- Description of the task -
Write only the number of lines holding the string "page".
-=-=-=-=-
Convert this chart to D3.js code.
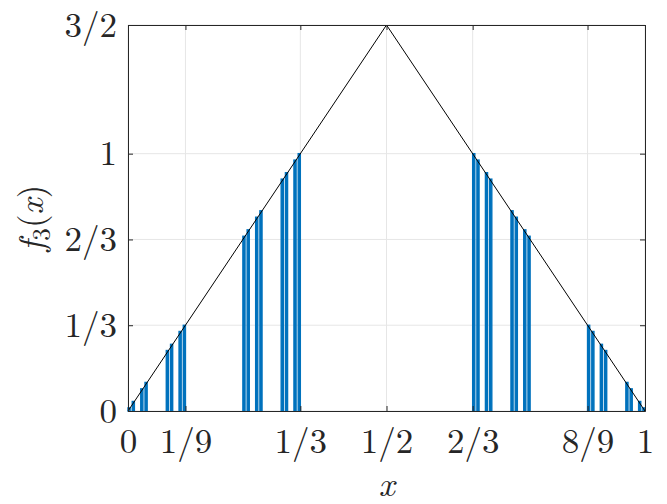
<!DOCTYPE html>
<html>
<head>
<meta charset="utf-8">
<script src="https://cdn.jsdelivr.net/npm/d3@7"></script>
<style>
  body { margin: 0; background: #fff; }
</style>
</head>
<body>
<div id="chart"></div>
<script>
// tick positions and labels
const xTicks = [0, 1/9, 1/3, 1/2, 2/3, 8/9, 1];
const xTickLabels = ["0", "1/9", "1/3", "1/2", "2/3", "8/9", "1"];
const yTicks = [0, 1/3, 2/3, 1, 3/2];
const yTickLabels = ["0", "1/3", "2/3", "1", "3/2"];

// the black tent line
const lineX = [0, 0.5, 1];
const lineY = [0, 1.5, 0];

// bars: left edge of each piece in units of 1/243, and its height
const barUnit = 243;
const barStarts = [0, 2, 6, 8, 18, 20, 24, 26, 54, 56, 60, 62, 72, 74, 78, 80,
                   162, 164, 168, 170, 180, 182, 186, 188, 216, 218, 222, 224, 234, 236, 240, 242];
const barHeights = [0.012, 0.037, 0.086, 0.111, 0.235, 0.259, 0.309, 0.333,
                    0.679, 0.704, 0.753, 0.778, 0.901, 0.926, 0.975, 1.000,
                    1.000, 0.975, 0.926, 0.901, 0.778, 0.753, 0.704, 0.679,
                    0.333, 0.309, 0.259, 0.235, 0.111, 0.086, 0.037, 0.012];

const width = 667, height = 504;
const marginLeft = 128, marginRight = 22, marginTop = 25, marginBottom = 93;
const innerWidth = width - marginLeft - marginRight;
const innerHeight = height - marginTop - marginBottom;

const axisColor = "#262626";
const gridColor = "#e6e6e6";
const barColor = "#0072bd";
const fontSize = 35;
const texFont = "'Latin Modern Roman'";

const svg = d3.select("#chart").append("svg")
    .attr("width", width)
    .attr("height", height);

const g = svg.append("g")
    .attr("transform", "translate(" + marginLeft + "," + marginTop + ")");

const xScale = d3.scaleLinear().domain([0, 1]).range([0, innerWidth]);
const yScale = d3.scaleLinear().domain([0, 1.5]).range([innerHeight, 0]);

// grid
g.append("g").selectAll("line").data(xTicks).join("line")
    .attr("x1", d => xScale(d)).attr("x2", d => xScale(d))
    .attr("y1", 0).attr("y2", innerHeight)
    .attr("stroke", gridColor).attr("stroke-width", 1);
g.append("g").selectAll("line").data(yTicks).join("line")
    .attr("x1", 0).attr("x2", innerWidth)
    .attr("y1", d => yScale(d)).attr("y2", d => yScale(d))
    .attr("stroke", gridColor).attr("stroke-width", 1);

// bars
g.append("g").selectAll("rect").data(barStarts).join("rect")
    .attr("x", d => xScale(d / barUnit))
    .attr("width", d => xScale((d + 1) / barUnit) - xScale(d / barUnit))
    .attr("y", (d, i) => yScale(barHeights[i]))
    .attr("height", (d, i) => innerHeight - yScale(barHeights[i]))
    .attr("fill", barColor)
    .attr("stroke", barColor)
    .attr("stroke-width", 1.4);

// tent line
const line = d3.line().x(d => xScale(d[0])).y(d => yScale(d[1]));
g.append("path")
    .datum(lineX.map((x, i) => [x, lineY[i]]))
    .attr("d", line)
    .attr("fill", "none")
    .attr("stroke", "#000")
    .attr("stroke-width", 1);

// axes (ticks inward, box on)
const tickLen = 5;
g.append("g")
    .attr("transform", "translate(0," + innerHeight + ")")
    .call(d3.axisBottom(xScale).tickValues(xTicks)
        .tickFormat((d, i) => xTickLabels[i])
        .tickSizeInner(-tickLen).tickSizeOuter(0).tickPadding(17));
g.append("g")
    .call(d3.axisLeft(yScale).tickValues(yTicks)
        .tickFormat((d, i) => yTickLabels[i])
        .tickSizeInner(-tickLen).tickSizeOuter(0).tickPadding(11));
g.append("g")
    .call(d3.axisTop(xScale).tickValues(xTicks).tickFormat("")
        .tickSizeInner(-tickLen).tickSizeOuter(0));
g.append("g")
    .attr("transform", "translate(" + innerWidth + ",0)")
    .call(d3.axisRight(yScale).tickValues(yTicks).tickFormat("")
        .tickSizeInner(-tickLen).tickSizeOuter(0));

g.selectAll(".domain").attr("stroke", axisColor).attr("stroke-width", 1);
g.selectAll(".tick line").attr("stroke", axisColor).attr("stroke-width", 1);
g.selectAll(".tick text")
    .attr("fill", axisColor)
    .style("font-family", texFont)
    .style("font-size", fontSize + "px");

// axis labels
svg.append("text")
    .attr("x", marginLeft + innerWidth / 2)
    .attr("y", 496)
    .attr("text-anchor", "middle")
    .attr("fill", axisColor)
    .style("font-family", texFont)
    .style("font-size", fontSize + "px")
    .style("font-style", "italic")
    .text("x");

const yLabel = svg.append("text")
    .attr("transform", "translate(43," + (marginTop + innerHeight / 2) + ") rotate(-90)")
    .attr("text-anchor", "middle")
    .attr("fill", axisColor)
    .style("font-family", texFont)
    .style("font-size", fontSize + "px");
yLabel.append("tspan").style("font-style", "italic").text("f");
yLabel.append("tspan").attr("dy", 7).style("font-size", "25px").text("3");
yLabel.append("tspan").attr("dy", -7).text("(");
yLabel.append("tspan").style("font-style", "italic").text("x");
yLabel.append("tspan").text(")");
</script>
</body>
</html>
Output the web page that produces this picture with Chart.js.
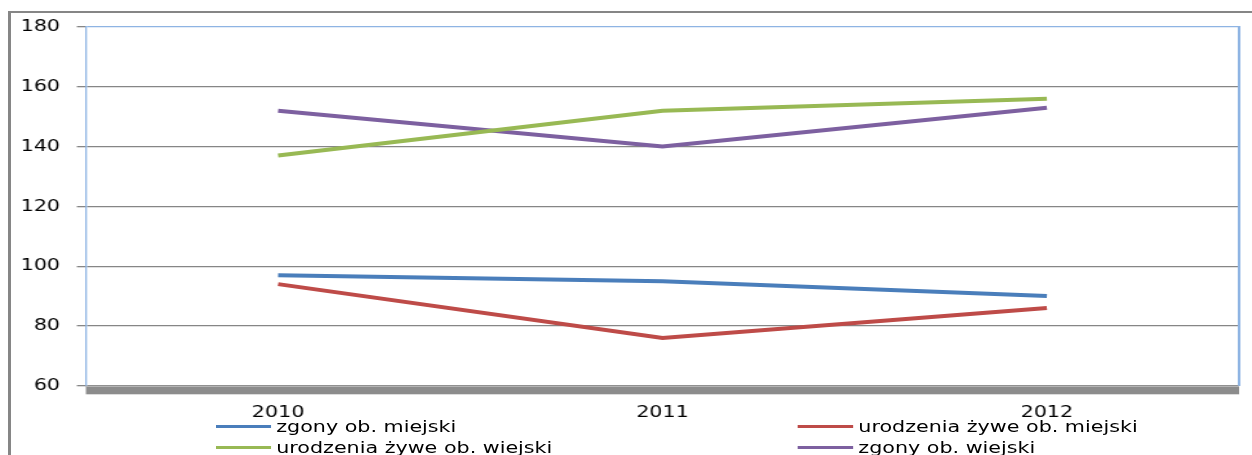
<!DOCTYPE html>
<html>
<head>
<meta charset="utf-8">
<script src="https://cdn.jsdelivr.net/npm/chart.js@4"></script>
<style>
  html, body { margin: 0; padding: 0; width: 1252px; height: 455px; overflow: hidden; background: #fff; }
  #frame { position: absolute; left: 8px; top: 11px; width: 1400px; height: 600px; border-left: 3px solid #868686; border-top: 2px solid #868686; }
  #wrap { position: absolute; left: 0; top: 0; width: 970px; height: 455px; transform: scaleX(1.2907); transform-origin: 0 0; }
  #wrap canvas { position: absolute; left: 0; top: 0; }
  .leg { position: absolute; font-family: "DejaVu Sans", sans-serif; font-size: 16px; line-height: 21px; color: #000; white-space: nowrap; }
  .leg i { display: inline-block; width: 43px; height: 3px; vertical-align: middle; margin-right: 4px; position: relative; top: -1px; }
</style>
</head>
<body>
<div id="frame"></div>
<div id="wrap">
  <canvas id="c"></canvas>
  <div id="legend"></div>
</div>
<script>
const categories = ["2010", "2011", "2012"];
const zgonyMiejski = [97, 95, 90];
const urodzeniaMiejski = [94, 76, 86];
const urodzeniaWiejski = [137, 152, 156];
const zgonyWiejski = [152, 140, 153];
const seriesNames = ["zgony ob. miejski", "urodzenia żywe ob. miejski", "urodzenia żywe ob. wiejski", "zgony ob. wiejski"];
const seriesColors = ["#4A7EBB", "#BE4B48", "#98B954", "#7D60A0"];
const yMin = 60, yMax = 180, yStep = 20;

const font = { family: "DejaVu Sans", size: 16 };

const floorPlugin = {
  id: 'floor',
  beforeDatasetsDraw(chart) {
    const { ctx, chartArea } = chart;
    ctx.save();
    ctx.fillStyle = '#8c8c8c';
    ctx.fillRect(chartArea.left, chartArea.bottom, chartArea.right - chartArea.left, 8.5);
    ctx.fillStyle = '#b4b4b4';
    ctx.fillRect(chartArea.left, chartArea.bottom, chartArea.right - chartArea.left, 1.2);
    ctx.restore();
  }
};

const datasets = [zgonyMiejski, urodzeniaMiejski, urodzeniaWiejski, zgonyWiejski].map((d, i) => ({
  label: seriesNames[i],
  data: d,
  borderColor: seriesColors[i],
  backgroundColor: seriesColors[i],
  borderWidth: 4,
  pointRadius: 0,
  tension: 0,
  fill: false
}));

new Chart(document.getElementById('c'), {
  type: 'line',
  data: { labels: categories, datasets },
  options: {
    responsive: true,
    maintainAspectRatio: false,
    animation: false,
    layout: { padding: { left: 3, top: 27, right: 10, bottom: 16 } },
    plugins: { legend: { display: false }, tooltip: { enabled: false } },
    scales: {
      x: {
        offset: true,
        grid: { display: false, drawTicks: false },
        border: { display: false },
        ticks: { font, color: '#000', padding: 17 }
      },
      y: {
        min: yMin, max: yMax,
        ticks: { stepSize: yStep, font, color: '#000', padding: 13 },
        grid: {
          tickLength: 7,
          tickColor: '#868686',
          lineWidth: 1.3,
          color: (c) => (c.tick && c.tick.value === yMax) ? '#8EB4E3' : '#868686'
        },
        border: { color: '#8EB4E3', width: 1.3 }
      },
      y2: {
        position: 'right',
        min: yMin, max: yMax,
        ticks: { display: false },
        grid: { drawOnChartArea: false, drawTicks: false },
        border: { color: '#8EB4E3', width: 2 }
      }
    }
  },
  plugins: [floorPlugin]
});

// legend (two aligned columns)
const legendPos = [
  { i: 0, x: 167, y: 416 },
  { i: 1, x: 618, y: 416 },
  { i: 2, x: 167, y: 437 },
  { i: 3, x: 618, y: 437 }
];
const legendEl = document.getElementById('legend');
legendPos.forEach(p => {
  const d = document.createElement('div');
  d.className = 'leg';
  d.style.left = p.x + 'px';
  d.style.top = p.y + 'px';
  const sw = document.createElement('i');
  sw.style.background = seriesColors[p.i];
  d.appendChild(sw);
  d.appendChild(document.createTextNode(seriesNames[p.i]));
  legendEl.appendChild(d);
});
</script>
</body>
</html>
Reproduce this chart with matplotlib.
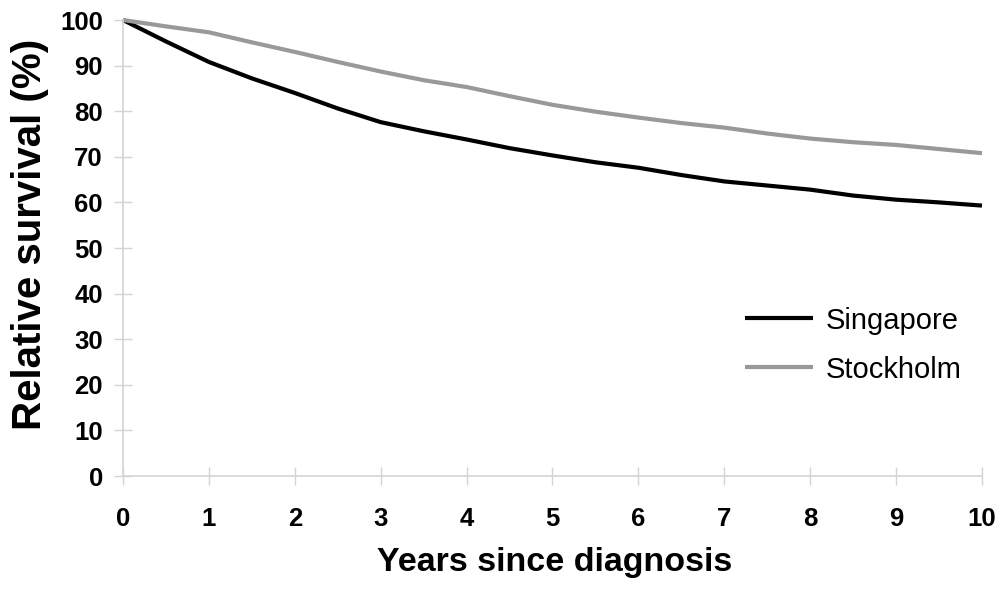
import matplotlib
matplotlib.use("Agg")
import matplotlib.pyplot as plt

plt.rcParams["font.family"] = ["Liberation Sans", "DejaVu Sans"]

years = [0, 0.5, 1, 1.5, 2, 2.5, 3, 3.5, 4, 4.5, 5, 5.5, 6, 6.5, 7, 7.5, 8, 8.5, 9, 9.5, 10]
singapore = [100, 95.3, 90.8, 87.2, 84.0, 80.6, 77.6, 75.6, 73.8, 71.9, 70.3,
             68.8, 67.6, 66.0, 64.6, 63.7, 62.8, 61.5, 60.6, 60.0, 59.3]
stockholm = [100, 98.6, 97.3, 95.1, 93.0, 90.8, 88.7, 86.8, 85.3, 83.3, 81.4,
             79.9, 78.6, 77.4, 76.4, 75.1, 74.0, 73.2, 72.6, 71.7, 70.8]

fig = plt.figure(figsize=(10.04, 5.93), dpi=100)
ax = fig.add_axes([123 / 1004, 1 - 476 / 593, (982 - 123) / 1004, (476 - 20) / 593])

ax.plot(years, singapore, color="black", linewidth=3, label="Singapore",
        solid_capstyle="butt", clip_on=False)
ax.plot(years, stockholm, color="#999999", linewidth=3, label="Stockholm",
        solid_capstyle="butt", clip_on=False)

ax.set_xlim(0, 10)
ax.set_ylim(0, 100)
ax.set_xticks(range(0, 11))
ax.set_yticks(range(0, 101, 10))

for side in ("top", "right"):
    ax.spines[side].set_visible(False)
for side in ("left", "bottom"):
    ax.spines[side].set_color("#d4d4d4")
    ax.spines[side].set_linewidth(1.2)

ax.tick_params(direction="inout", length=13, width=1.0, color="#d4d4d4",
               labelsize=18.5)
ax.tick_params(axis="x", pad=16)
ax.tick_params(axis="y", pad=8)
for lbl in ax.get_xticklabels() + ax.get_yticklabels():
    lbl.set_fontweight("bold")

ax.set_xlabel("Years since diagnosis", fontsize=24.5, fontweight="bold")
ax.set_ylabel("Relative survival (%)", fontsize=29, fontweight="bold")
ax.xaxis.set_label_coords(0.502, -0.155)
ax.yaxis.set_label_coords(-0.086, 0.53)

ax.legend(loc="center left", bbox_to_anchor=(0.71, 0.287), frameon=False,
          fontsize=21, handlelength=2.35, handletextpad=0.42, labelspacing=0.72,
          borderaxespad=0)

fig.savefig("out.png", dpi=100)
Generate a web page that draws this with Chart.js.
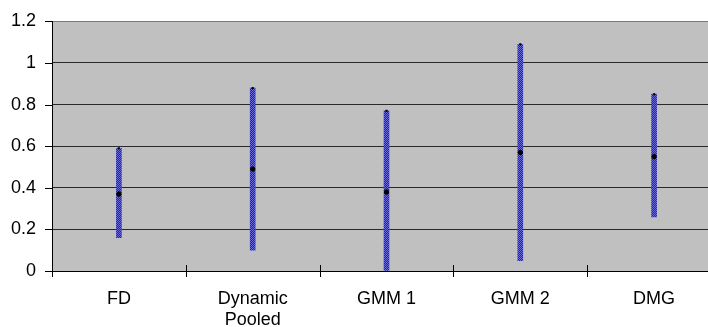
-=-=-=-=-
- Complete output -
2